Caran d’Ache comes from the word “karandash” that is the Russian term for “pencil” and in turn comes from the Turkish root “kara tash” which refers to black stone – the origins of graphite.
This natural material found in the mountains of Switzerland gave rise to the first Swiss pencil factory set up in Geneva in 1915 [under the name Fabrique Genevoise de Crayons]. Nine years later, in the hands of its founder, the visionary Arnold Schweitzer [1885 – 1947], it took the name of the famous illustrator [who] became known as Caran d’Ache [Emmanuel Poiré — more below].
(To my mind, the founder’s name — Arnold + Schweitzer ‘Swisser’ — could hardly be more perfect. Meanwhile, the company is the object of considerable national pride. And, yes, I know about Albert Schweitzer — who was. however, Alsatian, penehelvetian but not actually Swiss.)
(#2) The factory in the early days
The company now sells colored pencils, graphite pencils, pastels, fiber-tipped pens, paint, pens, and mechanical pencils. But colored pencils for drawing are the main focus of the business. Two more colored pen assortments:
(#3) Gift box set: 80 “museum” aquarelles assortment ($518) — soft extra-fine lead, ultra-high pigment concentration, water-soluble, in a wooden gift box
(#4) The Pablo: a 120-color assortment of regular drawing pencils ($382.95) in a metal box
A moment of chemistry / materials science. From Wikipedia:
Graphite, archaically referred to as plumbago, is a crystalline allotrope of carbon, a semimetal, a native element mineral, and a form of coal. Graphite is the most stable form of carbon under standard conditions.
Graphite occurs in metamorphic rocks as a result of the reduction of sedimentary carbon compounds during metamorphism. It also occurs in igneous rocks and in meteorites.
… According to the United States Geological Survey (USGS), world production of natural graphite in 2016 was 1,200,000 tonnes, of which the … major exporters [were China, India, Brazil, Turkey, and North Korea]. Graphite is not mined in the United States, but U.S. production of synthetic graphite in 2010 was [substantial]
… Natural graphite is mostly consumed for refractories [heat-resistant substances], batteries, steelmaking, expanded graphite, brake linings, foundry facings and lubricants [like WD-40].
…The ability to leave marks on paper and other objects gave graphite its name, given in 1789 by German mineralogist Abraham Gottlob Werner. It stems from graphein, meaning to write or draw in Ancient Greek.

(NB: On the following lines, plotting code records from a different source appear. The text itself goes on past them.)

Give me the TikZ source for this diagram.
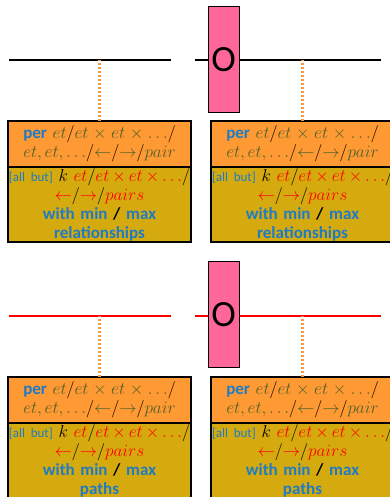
\documentclass[tikz,border=0pt]{standalone}
\usepackage{fontspec}
\setmainfont{Carlito}
\usepackage{tikz}
\usetikzlibrary{positioning}
\definecolor{perorange}{HTML}{FF9933}
\definecolor{kyellow}{HTML}{D4AA0E}
\definecolor{rolepink}{HTML}{FF6699}
\definecolor{kwblue}{HTML}{1F7BC4}
\definecolor{etgreen}{HTML}{4F6228}
\definecolor{taporange}{HTML}{F79646}
\newcommand{\bsl}{\textcolor{black}{$/$}}
\newcommand{\et}[1]{\textcolor{etgreen}{$#1$}}
\newcommand{\ek}[1]{\textcolor{red}{$#1$}}
\newcommand{\perText}{\textcolor{kwblue}{\bfseries per} \et{et}\bsl\et{et\times et\times \ldots}\bsl\\
  \et{et,et,\ldots}\bsl\et{\leftarrow}\bsl\et{\rightarrow}\bsl\et{pair}}
\newcommand{\kText}[1]{{\fontsize{13}{16}\selectfont\textcolor{kwblue}{[all but]}} $k$ \ek{et}\bsl\ek{et\times et\times \ldots}\bsl\\
  \ek{\leftarrow}\bsl\ek{\rightarrow}\bsl\ek{pairs}\\
  {\bfseries\textcolor{kwblue}{with min} / \textcolor{kwblue}{max}}\\
  \textcolor{kwblue}{\bfseries #1}}

\begin{document}
\begin{tikzpicture}[
    x=1pt, y=-1pt,
    node distance=0pt,
    box/.style={draw=black, line width=1.4pt, outer sep=0pt, inner sep=0pt, minimum width=183pt,
      text width=181pt, align=center, font=\fontsize{17}{19}\selectfont},
    perbox/.style={box, fill=perorange, minimum height=46pt},
    kbox/.style={box, fill=kyellow, minimum height=75pt},
    role/.style={draw=black, line width=1pt, fill=rolepink, minimum width=31pt, minimum height=106pt,
      inner sep=0pt, font=\fontsize{37}{37}\selectfont},
    wire/.style={draw=black, line width=2pt},
    pathwire/.style={draw=red, line width=1.6pt},
    tap/.style={draw=taporange, line width=2.2pt, dash pattern=on 2pt off 2pt},
]
\useasboundingbox (0,0) rectangle (390,497);
\clip (0,0) rectangle (390,497);

% Relationship row
\coordinate (relLw) at (9,60);
\coordinate (relLe) at (171,60);
\coordinate (relRw) at (195,60);
\coordinate (relRe) at (381,60);
\draw[wire] (relLw) -- (relLe);
\draw[wire] (relRw) -- (relRe);
\node[role] (relRole) at (223.5,60) {O};

\node[perbox, anchor=north west] (relPerL) at (8,121) {\perText};
\node[kbox, below=of relPerL] (relKL) {\kText{relationships}};
\node[perbox, anchor=north west] (relPerR) at (211,121) {\perText};
\node[kbox, below=of relPerR] (relKR) {\kText{relationships}};

\draw[tap] (relPerL.north) -- (relPerL.north |- relLw);
\draw[tap] (relPerR.north) -- (relPerR.north |- relRw);

% Path row
\coordinate (pathLw) at (9,316);
\coordinate (pathLe) at (171,316);
\coordinate (pathRw) at (195,316);
\coordinate (pathRe) at (381,316);
\draw[pathwire] (pathLw) -- (pathLe);
\draw[pathwire] (pathRw) -- (pathRe);
\node[role] (pathRole) at (223.5,314.5) {O};

\node[perbox, anchor=north west] (pathPerL) at (8,377) {\perText};
\node[kbox, below=of pathPerL] (pathKL) {\kText{paths}};
\node[perbox, anchor=north west] (pathPerR) at (211,377) {\perText};
\node[kbox, below=of pathPerR] (pathKR) {\kText{paths}};

\draw[tap] (pathPerL.north) -- (pathPerL.north |- pathLw);
\draw[tap] (pathPerR.north) -- (pathPerR.north |- pathRw);
\end{tikzpicture}
\end{document}
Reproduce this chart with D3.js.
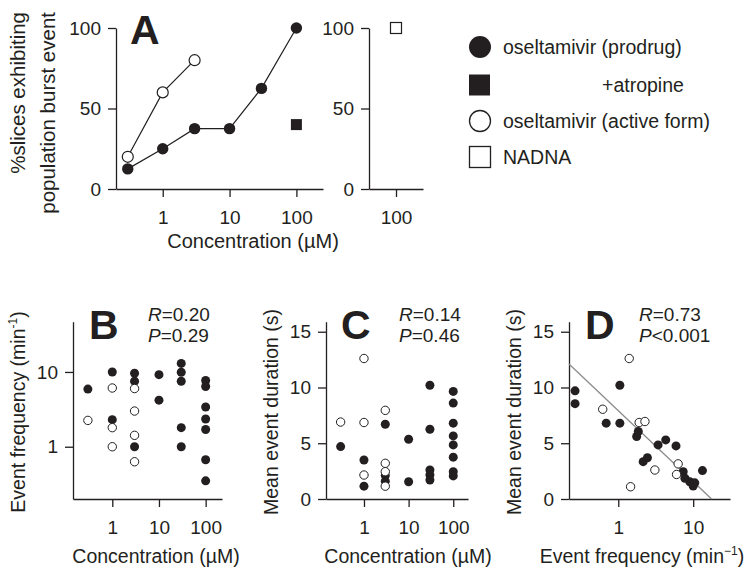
<!DOCTYPE html>
<html>
<head>
<meta charset="utf-8">
<script src="https://cdn.jsdelivr.net/npm/d3@7"></script>
<style>
body { margin: 0; background: #fff; }
svg text { font-family: "Liberation Sans", Arial, sans-serif; fill: #231f20; }
.axis path, .axis line { stroke: #231f20; stroke-width: 1.3; }
.axis text { font-size: 19px; }
</style>
</head>
<body>
<div id="figure"></div>
<script>
// Panel A: % slices exhibiting population burst events
var concA = [0.3, 1, 3, 10, 30, 100];
var prodrugA = [12.5, 25, 37.5, 37.5, 62.5, 100];
var concActiveA = [0.3, 1, 3];
var activeA = [20, 60, 80];
var atropineA = [[100, 40]];
var nadnaA = [["100", 100]];

// Panel B: event frequency (min-1) vs concentration
var freqProdrug = [[0.3, 5.9], [1, 10], [1, 2.3], [3, 9.6], [3, 7.5], [3, 1.0],
    [10, 9.2], [10, 4.2], [30, 13], [30, 9.9], [30, 7.5], [30, 1.8], [30, 1.0],
    [100, 7.7], [100, 6.4], [100, 3.4], [100, 2.35], [100, 1.7], [100, 0.67], [100, 0.35]];
var freqActive = [[0.3, 2.25], [1, 6.1], [1, 1.8], [1, 1.0], [3, 6.0], [3, 3.0], [3, 1.42], [3, 0.63]];

// Panel C: mean event duration (s) vs concentration
var durProdrug = [[0.3, 4.7], [1, 3.5], [1, 1.15], [3, 6.7], [3, 2.1], [3, 1.6],
    [10, 5.36], [10, 1.55], [30, 10.2], [30, 6.26], [30, 2.6], [30, 2.16], [30, 1.7],
    [100, 9.65], [100, 8.6], [100, 6.8], [100, 5.66], [100, 4.85], [100, 3.75], [100, 2.45], [100, 2.07]];
var durActive = [[0.3, 6.9], [1, 12.6], [1, 6.86], [1, 2.15], [3, 7.95], [3, 3.2], [3, 2.45], [3, 1.15]];

// Panel D: mean event duration vs event frequency
var fdProdrug = [[0.265, 9.7], [0.265, 8.55], [0.69, 6.8], [1.05, 10.2], [1.05, 6.8],
    [1.76, 5.6], [1.85, 6.05], [2.15, 3.35], [2.45, 3.7], [3.4, 4.85], [4.3, 5.3],
    [5.9, 4.76], [7.36, 2.45], [7.75, 1.86], [9.0, 1.55], [10, 1.17], [10.5, 1.45], [13.3, 2.55]];
var fdActive = [[0.62, 8.05], [1.4, 12.6], [1.9, 6.86], [2.27, 6.95], [3.08, 2.6],
    [1.46, 1.1], [6.3, 3.15], [6.0, 2.2]];
var fitD = [[0.22, 12.1], [17.6, 0]];

var legendLabels = ["oseltamivir (prodrug)", "+atropine", "oseltamivir (active form)", "NADNA"];

var ink = "#231f20";

var svg = d3.select("#figure")
    .append("svg")
    .attr("width", 744)
    .attr("height", 569);

function panelLetter(txt, x, y) {
    svg.append("text")
        .attr("x", x).attr("y", y)
        .style("font-size", "41px")
        .style("font-weight", "bold")
        .text(txt);
}

// ---------- Panel A ----------
var xA = d3.scaleLog().domain([0.2, 250]).range([116, 323]);
var yA = d3.scaleLinear().domain([0, 100]).range([189, 28]);
var xA2 = d3.scalePoint().domain(["100"]).range([369, 423]).padding(0.5);

svg.append("g").attr("class", "axis")
    .attr("transform", "translate(116,0)")
    .call(d3.axisLeft(yA).tickValues([0, 50, 100]).tickSize(8).tickPadding(7).tickSizeOuter(0));
svg.append("g").attr("class", "axis")
    .attr("transform", "translate(0,189)")
    .call(d3.axisBottom(xA).tickValues([1, 10, 100]).tickFormat(d3.format("d"))
        .tickSize(8).tickPadding(14).tickSizeOuter(0));
svg.append("g").attr("class", "axis")
    .attr("transform", "translate(369,0)")
    .call(d3.axisLeft(yA).tickValues([0, 50, 100]).tickSize(8).tickPadding(7).tickSizeOuter(0));
svg.append("g").attr("class", "axis")
    .attr("transform", "translate(0,189)")
    .call(d3.axisBottom(xA2).tickSize(8).tickPadding(14).tickSizeOuter(0));

var lineA = d3.line().x(d => xA(d[0])).y(d => yA(d[1]));
var prodrugPts = concA.map((c, i) => [c, prodrugA[i]]);
var activePts = concActiveA.map((c, i) => [c, activeA[i]]);

[prodrugPts, activePts].forEach(function(pts) {
    svg.append("path").datum(pts)
        .attr("d", lineA)
        .attr("fill", "none")
        .attr("stroke", ink)
        .attr("stroke-width", 1.2);
});
svg.append("g").selectAll("circle").data(prodrugPts).enter()
    .append("circle")
    .attr("cx", d => xA(d[0])).attr("cy", d => yA(d[1]))
    .attr("r", 5.7).attr("fill", ink);
svg.append("g").selectAll("circle").data(activePts).enter()
    .append("circle")
    .attr("cx", d => xA(d[0])).attr("cy", d => yA(d[1]))
    .attr("r", 5.5).attr("fill", "#fff").attr("stroke", ink).attr("stroke-width", 1.2);
svg.append("g").selectAll("rect").data(atropineA).enter()
    .append("rect")
    .attr("x", d => xA(d[0]) - 5.5).attr("y", d => yA(d[1]) - 5.5)
    .attr("width", 11).attr("height", 11).attr("fill", ink);
svg.append("g").selectAll("rect").data(nadnaA).enter()
    .append("rect")
    .attr("x", d => xA2(d[0]) - 5.5).attr("y", d => yA(d[1]) - 5.5)
    .attr("width", 11).attr("height", 11)
    .attr("fill", "#fff").attr("stroke", ink).attr("stroke-width", 1.2);

svg.append("text")
    .attr("x", 253).attr("y", 248)
    .attr("text-anchor", "middle")
    .style("font-size", "20px")
    .text("Concentration (\u00b5M)");
[["%slices exhibiting", 25], ["population burst event", 55]].forEach(function(l) {
    svg.append("text")
        .attr("transform", "translate(" + l[1] + ",12) rotate(-90)")
        .attr("text-anchor", "end")
        .style("font-size", "20.5px")
        .text(l[0]);
});
panelLetter("A", 130, 44);

// legend
var legend = svg.append("g").attr("transform", "translate(480,0)");
var legendY = [47, 85, 121, 157];
legend.append("circle").attr("cx", 0).attr("cy", legendY[0]).attr("r", 11).attr("fill", ink);
legend.append("rect").attr("x", -11).attr("y", legendY[1] - 10.5).attr("width", 21).attr("height", 21).attr("fill", ink);
legend.append("circle").attr("cx", 0).attr("cy", legendY[2]).attr("r", 10.5)
    .attr("fill", "#fff").attr("stroke", ink).attr("stroke-width", 1.3);
legend.append("rect").attr("x", -10.5).attr("y", legendY[3] - 10.5).attr("width", 21).attr("height", 21)
    .attr("fill", "#fff").attr("stroke", ink).attr("stroke-width", 1.3);
legend.selectAll("text").data(legendLabels).enter()
    .append("text")
    .attr("x", (d, i) => i == 1 ? 122 : 23)
    .attr("y", (d, i) => legendY[i])
    .attr("dy", "0.35em")
    .style("font-size", "19.5px")
    .text(d => d);

// ---------- Panels B, C, D ----------
function scatterPanel(p) {
    var g = svg.append("g");
    g.append("g").attr("class", "axis")
        .attr("transform", "translate(" + p.x.range()[0] + ",0)")
        .call(d3.axisLeft(p.y).tickValues(p.yTicks).tickFormat(d3.format("d"))
            .tickSize(8).tickPadding(7).tickSizeOuter(0));
    g.append("g").attr("class", "axis")
        .attr("transform", "translate(0," + p.y.range()[0] + ")")
        .call(d3.axisBottom(p.x).tickValues(p.xTicks).tickFormat(d3.format("d"))
            .tickSize(8).tickPadding(14).tickSizeOuter(0));

    if (p.fit) {
        g.append("path").datum(p.fit)
            .attr("d", d3.line().x(d => p.x(d[0])).y(d => p.y(d[1])))
            .attr("stroke", "#8c8c8c").attr("stroke-width", 1.3).attr("fill", "none");
    }
    g.append("g").selectAll("circle").data(p.filled).enter()
        .append("circle")
        .attr("cx", d => p.x(d[0])).attr("cy", d => p.y(d[1]))
        .attr("r", 4.5).attr("fill", ink);
    g.append("g").selectAll("circle").data(p.open).enter()
        .append("circle")
        .attr("cx", d => p.x(d[0])).attr("cy", d => p.y(d[1]))
        .attr("r", 4.2).attr("fill", "#fff").attr("stroke", ink).attr("stroke-width", 1);

    var x0 = p.x.range()[0];
    panelLetter(p.letter, p.letterX, 339);

    var st = g.append("text").attr("x", p.statX).attr("y", 321).style("font-size", "19px");
    st.append("tspan").style("font-style", "italic").text("R");
    st.append("tspan").text(p.r);
    var sp = g.append("text").attr("x", p.statX).attr("y", 342).style("font-size", "19px");
    sp.append("tspan").style("font-style", "italic").text("P");
    sp.append("tspan").text(p.p);

    var xt = g.append("text")
        .attr("x", p.xTitleX).attr("y", 563)
        .attr("text-anchor", "middle")
        .style("font-size", "19.5px");
    p.xTitle(xt);

    var yt = g.append("text")
        .attr("transform", "translate(" + (x0 - 48) + ",412) rotate(-90)")
        .attr("text-anchor", "middle")
        .style("font-size", "19.5px");
    p.yTitle(yt);
}

function minusOne(t, pre, sup) {
    t.append("tspan").text(pre);
    t.append("tspan").attr("dy", -8).style("font-size", "12px").text(sup);
    t.append("tspan").attr("dy", 8).text(")");
}

scatterPanel({
    x: d3.scaleLog().domain([0.144, 224]).range([73, 222]),
    y: d3.scaleLog().domain([0.2, 47]).range([499, 321.7]),
    xTicks: [1, 10, 100], yTicks: [1, 10],
    filled: freqProdrug, open: freqActive,
    letter: "B", letterX: 89, statX: 148, r: "=0.20", p: "=0.29",
    xTitleX: 156,
    xTitle: t => t.text("Concentration (\u00b5M)"),
    yTitle: t => minusOne(t, "Event frequency (min", "-1")
});

scatterPanel({
    x: d3.scaleLog().domain([0.141, 214]).range([326, 468]),
    y: d3.scaleLinear().domain([0, 15.9]).range([499, 321.7]),
    xTicks: [1, 10, 100], yTicks: [0, 5, 10, 15],
    filled: durProdrug, open: durActive,
    letter: "C", letterX: 341, statX: 399, r: "=0.14", p: "=0.46",
    xTitleX: 408,
    xTitle: t => t.text("Concentration (\u00b5M)"),
    yTitle: t => t.text("Mean event duration (s)")
});

scatterPanel({
    x: d3.scaleLog().domain([0.22, 31]).range([569, 730]),
    y: d3.scaleLinear().domain([0, 15.9]).range([499, 321.7]),
    xTicks: [1, 10], yTicks: [0, 5, 10, 15],
    filled: fdProdrug, open: fdActive, fit: fitD,
    letter: "D", letterX: 585, statX: 639, r: "=0.73", p: "<0.001",
    xTitleX: 642,
    xTitle: t => minusOne(t, "Event frequency (min", "\u22121"),
    yTitle: t => t.text("Mean event duration (s)")
});
</script>
</body>
</html>
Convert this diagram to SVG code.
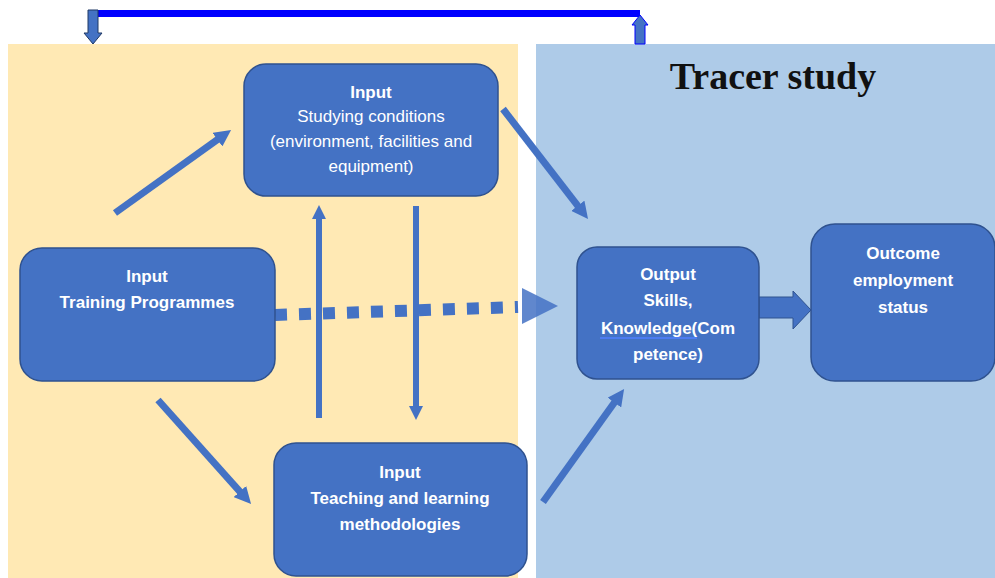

From the 16th century, all pencils were made with leads of English natural graphite, but modern pencil lead is most commonly a mix of powdered graphite and clay; it was invented by Nicolas-Jacques Conté in 1795. It is chemically unrelated to the metal lead, whose ores had a similar appearance
The cartoon connection. From Wikipedia:
Caran d’Ache was the [playful] pseudonym of the 19th century French satirist and political cartoonist Emmanuel Poiré (6 November 1858 – 25 February 1909). “Caran d’Ache” comes from the Russian word karandash (карандаш), meaning pencil. While his first work glorified the Napoleonic era, he went on to create “stories without words” and as a contributor to newspapers such as the Le Figaro, he is sometimes hailed as one of the precursors of comic strips. The Swiss art products company Caran d’Ache is named after him.
(#4) [Wikipedia caption] Caran d’Ache’s most famous cartoon. The Dreyfus Affair divided the whole of French society. Here, Caran d’Ache depicts a fictional family dinner. At the top, somebody remarks “Let’s not discuss the Dreyfus Affair!”. At the bottom, the family is fighting and the caption reads, “They discussed it.”
(The Dreyfusards were (lower-case) republican, anti-clerical, and anti-anti-Semitic. Also, in this case, squarely on the side of justice, truth, and the French way of life. The miracle is that they eventually prevailed: after years of false imprisonment, Dreyfus was vindicated and restored to his military rank — and served the country he loved with distinction in World War I, dying in 1935, just before the second wave of unimaginable horror in Europe. The writer Emile Zola — J’Accuse…! — is one of the heros of this story, which played a major role in my coming to political consciousness in my early teen years.)
карандаш. When I took Russian as an undergraduate, this word figured prominently in drills (a pedagogical genre that tends to be oriented towards the schoolroom, the pen of my aunt and all that). At the time, I knew about Caran d’Ache drawing pencils and thought that the word was originally French and had been borrowed into Russian (as a number of words were in the 18th and 19th centuries). But no, quite to the contrary.
Clowning around. From Wikipedia:
(#5) 1989 USSR stamp commemorating Karandash
Mikhail Nikolayevich Rumyantsev (10 December 1901 – 31 March 1983), better known under his stage name Karandash (Russian: Каранда́ш which means pencil), was a famous Soviet clown. He was a People’s Artist of the USSR and a Hero of Socialist Labour, and was the teacher of the famous Russian clowns Oleg Popov and Yuri Nikulin.
Note the dog and pony show.
September 1, 2018 at 8:15 am |
From the quoted Wikipedia article on graphite: It stems from graphein, meaning to write or draw in Ancient Greek.
I have been known to use graphite to write in other languages, and in fact rarely if ever in Ancient Greek.